> Exercise brief
Copy every line with the string "Apache" in it.
== Supplied data
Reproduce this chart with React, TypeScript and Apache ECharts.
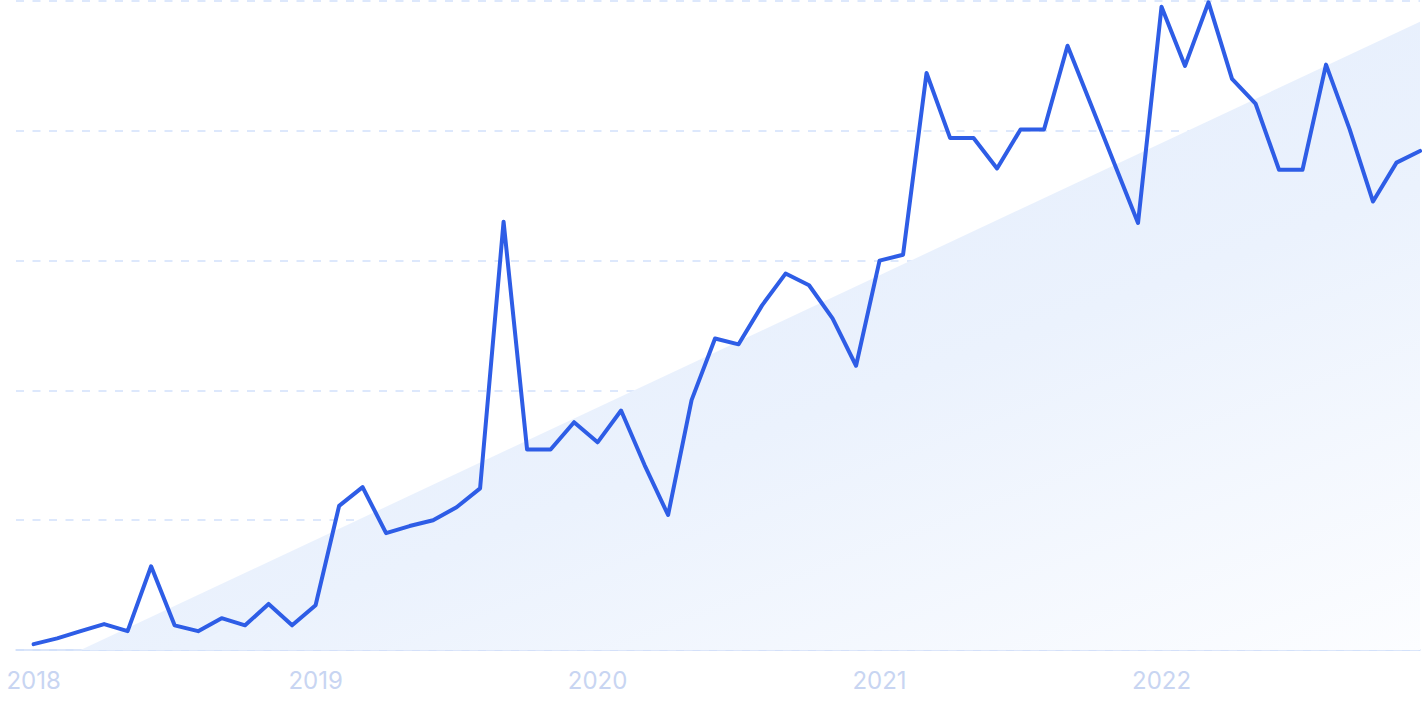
====
== Supplied data
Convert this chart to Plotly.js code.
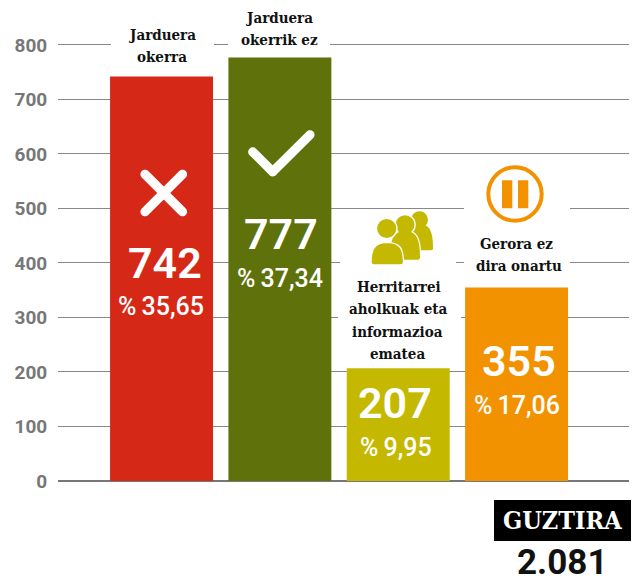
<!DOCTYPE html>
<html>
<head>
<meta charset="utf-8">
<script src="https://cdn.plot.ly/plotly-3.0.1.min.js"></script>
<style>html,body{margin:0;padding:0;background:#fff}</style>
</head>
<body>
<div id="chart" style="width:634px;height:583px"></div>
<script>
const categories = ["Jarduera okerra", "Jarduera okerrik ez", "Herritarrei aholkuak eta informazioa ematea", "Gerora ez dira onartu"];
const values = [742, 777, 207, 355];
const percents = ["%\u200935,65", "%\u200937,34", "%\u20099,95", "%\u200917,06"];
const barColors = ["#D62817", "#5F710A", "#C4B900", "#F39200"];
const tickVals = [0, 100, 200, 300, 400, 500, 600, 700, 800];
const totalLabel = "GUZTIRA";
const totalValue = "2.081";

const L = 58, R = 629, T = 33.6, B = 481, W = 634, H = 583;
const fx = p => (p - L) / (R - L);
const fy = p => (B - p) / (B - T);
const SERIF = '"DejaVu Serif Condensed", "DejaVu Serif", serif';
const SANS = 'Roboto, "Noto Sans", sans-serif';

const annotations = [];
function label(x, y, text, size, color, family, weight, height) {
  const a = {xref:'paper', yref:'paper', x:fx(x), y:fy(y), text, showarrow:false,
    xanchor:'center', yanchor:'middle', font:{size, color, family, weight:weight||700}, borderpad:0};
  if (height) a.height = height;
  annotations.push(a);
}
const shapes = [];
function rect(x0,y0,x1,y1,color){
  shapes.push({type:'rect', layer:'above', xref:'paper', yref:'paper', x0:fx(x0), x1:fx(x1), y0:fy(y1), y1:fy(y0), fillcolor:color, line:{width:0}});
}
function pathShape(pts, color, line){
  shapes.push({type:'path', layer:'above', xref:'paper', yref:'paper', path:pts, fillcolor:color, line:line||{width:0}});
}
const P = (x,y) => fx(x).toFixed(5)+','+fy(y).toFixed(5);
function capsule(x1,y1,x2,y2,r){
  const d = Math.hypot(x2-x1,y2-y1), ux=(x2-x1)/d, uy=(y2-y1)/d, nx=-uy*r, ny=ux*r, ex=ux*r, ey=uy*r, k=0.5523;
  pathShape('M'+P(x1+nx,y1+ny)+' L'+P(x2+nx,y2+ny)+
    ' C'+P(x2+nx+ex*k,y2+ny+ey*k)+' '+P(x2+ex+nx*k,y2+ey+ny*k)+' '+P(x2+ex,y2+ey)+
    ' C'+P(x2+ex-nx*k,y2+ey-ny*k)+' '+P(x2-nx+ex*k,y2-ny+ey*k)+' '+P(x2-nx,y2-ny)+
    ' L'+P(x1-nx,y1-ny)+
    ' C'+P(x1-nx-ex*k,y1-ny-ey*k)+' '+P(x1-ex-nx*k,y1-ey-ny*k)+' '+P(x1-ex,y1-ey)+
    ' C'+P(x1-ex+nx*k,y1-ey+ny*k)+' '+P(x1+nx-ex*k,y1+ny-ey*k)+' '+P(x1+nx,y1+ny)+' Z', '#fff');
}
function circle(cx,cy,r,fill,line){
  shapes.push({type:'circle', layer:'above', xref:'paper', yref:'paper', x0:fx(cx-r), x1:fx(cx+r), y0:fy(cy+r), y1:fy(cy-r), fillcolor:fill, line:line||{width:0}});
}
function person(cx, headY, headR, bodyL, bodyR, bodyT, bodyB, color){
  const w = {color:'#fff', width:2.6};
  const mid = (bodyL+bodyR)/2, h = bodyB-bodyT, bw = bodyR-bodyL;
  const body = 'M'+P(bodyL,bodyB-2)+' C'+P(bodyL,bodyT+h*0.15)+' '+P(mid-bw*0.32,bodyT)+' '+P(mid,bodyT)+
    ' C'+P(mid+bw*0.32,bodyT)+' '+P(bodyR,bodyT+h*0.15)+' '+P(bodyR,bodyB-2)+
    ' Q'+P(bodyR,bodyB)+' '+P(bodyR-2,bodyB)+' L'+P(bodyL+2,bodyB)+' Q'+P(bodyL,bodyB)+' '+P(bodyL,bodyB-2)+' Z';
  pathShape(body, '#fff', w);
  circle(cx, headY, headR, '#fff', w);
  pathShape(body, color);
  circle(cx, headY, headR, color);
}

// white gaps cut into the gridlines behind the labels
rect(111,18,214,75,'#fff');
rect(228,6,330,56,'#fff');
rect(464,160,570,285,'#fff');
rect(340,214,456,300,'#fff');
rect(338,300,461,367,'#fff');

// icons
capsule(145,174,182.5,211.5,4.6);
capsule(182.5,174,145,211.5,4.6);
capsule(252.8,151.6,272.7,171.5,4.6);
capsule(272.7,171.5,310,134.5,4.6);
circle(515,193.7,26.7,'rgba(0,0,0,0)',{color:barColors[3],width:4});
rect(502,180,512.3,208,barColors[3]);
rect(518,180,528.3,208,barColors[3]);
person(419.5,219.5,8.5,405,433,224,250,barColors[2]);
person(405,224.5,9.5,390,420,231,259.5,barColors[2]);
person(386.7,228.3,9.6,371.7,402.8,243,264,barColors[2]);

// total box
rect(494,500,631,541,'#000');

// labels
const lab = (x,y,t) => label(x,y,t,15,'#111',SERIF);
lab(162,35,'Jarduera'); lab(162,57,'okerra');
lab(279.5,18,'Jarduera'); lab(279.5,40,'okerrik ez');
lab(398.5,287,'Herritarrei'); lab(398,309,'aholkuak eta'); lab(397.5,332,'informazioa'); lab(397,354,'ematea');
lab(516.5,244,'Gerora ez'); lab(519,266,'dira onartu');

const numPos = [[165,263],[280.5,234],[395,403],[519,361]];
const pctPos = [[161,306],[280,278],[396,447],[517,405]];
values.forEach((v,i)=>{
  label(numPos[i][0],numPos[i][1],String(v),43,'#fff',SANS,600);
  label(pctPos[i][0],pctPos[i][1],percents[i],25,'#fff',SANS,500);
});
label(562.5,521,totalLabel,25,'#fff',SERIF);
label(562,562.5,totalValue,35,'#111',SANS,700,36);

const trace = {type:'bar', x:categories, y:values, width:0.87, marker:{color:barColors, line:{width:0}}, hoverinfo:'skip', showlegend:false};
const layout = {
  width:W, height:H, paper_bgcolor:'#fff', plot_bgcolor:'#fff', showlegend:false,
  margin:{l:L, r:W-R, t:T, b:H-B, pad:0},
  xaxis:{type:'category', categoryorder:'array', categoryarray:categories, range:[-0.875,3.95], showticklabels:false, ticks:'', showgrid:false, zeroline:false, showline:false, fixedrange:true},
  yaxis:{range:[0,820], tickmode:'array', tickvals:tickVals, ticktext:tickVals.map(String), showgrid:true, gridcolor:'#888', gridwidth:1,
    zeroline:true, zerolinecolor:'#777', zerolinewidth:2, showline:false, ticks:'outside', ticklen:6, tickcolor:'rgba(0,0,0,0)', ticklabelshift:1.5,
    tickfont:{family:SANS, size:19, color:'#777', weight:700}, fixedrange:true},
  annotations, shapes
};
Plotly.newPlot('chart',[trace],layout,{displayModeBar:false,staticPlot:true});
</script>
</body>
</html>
====
== Supplied data
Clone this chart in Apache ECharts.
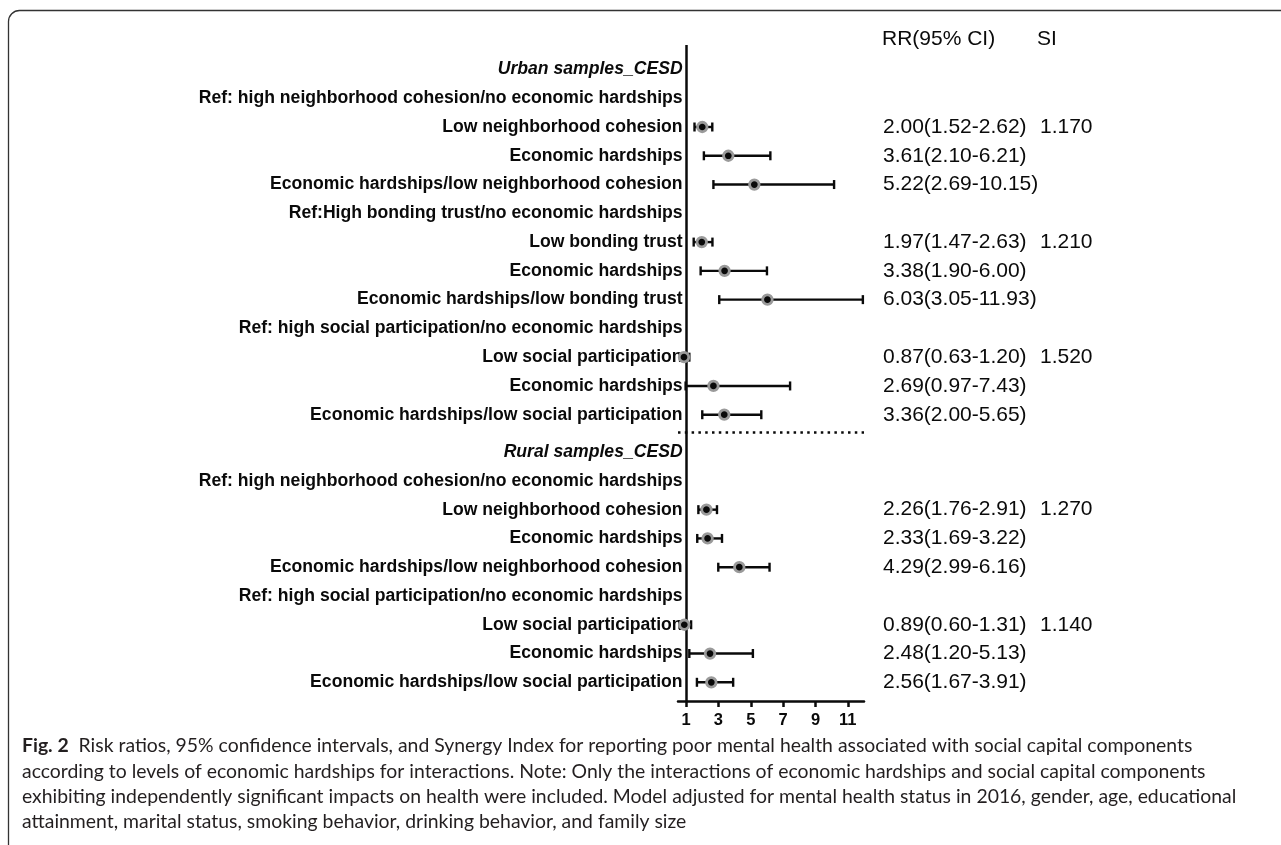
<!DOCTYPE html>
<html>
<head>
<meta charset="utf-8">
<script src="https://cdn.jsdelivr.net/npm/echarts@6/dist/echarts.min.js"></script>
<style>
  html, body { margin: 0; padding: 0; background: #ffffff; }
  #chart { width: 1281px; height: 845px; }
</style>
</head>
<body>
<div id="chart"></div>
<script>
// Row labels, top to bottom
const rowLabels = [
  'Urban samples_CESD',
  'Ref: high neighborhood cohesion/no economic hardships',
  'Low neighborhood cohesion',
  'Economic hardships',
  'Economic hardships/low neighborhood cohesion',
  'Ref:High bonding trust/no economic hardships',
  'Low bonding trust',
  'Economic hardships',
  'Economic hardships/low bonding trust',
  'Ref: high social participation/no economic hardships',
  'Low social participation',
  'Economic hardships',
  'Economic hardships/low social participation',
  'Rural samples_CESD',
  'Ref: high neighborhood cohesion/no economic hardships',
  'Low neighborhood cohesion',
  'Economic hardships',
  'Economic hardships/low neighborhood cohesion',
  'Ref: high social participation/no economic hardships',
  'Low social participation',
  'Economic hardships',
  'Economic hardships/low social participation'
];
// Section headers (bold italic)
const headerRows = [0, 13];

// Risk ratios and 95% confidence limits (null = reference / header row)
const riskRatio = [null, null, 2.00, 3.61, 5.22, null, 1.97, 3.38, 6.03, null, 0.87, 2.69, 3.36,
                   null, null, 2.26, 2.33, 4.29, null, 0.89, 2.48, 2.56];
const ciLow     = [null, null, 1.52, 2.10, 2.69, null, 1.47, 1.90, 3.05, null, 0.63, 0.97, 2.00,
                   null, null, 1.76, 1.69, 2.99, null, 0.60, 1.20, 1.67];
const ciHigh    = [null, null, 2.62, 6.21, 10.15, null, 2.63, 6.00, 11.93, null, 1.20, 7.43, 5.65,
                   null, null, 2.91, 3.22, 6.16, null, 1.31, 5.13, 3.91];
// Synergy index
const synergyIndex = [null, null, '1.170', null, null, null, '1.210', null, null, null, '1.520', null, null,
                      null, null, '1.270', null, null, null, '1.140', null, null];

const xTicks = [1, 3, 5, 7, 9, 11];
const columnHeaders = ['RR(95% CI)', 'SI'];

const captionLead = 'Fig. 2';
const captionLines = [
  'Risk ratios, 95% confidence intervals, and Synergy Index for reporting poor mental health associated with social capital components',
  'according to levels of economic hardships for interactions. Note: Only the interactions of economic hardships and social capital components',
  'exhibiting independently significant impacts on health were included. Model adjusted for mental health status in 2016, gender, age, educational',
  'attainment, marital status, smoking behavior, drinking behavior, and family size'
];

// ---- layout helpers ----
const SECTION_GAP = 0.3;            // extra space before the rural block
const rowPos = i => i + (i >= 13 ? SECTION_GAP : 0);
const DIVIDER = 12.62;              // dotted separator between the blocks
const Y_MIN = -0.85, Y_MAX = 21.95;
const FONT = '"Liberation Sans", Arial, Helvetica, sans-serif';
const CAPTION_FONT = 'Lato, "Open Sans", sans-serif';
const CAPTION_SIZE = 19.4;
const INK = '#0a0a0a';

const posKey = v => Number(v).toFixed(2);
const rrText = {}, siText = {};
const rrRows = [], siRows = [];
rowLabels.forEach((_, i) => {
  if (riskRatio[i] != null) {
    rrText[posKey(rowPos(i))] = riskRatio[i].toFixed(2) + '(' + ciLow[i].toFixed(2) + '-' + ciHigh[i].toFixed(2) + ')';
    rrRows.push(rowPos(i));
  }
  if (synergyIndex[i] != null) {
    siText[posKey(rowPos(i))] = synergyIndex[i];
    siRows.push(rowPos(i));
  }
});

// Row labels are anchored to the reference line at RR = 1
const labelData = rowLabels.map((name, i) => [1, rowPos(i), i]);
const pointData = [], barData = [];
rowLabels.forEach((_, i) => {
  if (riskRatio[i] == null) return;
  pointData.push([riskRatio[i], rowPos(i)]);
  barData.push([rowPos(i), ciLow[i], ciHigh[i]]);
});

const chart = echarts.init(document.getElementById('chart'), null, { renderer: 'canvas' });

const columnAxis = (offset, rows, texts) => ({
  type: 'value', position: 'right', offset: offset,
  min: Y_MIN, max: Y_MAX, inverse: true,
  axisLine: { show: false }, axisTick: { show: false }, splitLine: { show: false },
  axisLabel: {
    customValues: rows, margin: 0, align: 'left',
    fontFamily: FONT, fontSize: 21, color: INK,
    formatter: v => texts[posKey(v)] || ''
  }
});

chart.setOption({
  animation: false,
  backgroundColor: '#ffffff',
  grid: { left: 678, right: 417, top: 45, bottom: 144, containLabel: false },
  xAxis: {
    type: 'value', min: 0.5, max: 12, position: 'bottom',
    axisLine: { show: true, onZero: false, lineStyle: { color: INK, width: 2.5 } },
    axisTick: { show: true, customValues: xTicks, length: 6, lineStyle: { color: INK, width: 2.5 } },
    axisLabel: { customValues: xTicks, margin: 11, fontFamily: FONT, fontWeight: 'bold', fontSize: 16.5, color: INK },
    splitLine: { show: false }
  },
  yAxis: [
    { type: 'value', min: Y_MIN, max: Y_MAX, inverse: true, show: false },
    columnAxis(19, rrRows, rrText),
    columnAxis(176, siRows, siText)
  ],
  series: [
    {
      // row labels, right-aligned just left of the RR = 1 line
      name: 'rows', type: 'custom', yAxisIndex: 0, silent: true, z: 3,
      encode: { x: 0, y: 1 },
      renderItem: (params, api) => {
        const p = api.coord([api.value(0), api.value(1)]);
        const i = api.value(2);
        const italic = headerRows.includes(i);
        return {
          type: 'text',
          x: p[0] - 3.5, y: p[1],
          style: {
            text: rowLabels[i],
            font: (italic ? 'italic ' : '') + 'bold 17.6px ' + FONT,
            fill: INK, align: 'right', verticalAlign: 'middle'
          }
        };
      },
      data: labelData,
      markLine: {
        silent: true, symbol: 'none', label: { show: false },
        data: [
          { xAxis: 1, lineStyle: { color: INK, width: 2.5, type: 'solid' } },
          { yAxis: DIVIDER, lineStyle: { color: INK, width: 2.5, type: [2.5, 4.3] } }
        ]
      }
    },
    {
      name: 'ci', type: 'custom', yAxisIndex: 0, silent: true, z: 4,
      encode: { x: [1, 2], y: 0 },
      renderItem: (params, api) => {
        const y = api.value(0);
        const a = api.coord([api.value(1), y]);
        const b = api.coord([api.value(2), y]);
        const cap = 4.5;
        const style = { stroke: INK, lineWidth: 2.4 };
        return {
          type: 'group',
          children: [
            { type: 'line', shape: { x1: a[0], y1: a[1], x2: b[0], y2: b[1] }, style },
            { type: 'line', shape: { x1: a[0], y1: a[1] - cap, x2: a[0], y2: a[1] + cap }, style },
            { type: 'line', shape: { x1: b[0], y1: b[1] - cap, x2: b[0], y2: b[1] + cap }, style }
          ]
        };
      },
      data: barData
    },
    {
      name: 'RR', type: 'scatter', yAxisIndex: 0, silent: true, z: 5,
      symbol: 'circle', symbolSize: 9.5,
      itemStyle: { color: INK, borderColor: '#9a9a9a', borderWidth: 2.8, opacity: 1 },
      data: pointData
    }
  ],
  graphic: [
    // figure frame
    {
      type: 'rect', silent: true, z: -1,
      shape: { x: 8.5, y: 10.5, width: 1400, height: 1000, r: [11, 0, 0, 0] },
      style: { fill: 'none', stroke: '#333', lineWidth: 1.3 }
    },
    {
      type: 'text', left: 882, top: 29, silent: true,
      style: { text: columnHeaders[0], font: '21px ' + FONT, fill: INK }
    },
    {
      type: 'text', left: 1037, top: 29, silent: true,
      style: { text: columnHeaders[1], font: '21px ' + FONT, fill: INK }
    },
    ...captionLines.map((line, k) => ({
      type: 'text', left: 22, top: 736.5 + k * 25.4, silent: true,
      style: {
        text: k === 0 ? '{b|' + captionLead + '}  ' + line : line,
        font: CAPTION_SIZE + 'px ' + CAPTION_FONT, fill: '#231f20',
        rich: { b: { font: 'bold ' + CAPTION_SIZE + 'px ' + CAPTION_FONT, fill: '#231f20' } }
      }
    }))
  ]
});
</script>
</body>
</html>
====
> Response below
Reproduce this chart with React, TypeScript and Apache ECharts.
Clone this chart in Apache ECharts.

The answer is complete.